● Given problem: Quote from the first line below through the line that contains "from bokeh.resources import INLINE", both included, and leave the pictures out.

● Supplied data:

────────────────

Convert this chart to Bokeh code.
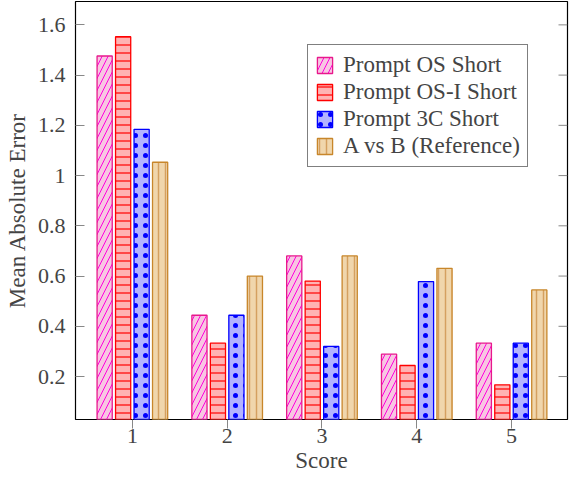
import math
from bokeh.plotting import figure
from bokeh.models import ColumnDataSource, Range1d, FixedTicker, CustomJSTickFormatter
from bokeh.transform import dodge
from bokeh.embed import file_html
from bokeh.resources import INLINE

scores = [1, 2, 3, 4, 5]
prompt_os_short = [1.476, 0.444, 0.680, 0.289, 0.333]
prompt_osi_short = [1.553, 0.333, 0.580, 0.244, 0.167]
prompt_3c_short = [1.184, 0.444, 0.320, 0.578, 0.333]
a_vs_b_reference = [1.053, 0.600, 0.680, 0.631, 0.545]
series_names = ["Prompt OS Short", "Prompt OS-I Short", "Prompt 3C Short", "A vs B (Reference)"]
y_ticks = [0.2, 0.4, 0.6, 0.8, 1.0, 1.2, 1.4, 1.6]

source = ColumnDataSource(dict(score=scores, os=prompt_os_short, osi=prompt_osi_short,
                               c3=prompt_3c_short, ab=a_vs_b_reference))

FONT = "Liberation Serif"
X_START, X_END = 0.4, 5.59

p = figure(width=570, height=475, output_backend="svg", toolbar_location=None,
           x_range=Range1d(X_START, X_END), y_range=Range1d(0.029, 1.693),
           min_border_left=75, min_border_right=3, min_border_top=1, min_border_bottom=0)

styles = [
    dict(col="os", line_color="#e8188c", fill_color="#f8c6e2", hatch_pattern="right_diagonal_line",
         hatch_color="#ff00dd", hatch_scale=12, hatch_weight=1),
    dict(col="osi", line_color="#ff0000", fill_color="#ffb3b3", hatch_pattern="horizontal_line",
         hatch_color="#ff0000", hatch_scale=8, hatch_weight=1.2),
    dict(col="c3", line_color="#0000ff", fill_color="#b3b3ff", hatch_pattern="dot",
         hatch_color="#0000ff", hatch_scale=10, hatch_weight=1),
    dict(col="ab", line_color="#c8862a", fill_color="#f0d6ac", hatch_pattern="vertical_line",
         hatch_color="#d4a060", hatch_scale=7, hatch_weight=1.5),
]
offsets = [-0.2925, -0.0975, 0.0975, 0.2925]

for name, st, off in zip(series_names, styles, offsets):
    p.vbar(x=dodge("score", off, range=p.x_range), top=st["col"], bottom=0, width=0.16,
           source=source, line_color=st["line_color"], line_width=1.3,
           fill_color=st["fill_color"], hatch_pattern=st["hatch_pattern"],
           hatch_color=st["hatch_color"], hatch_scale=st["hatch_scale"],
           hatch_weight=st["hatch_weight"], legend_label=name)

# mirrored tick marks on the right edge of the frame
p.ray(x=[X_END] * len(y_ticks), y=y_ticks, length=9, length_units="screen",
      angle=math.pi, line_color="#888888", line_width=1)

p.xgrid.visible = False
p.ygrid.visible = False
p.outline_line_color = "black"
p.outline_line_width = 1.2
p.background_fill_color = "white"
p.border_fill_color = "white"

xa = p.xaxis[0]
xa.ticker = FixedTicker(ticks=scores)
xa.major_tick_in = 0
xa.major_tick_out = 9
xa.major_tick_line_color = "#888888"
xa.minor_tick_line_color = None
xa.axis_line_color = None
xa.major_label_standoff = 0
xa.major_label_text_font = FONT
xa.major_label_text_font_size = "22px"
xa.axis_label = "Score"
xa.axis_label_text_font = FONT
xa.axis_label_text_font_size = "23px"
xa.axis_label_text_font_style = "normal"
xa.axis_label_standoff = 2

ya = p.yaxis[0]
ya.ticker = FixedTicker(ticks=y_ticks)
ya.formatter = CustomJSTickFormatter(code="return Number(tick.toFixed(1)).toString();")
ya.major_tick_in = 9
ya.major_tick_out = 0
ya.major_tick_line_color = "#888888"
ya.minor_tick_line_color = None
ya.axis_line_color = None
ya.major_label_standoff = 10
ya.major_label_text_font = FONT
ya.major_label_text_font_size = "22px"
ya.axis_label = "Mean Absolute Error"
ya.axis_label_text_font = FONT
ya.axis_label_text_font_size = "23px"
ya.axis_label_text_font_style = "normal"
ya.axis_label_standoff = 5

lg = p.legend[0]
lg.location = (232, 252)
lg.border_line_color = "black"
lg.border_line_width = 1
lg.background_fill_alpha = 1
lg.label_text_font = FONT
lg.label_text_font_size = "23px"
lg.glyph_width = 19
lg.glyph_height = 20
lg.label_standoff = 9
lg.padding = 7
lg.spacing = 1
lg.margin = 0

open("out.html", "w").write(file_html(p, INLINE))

────────────────

● Answer below:
Convert this chart to Bokeh code.
import math
from bokeh.plotting import figure
from bokeh.models import ColumnDataSource, Range1d, FixedTicker, CustomJSTickFormatter
from bokeh.transform import dodge
from bokeh.embed import file_html
from bokeh.resources import INLINE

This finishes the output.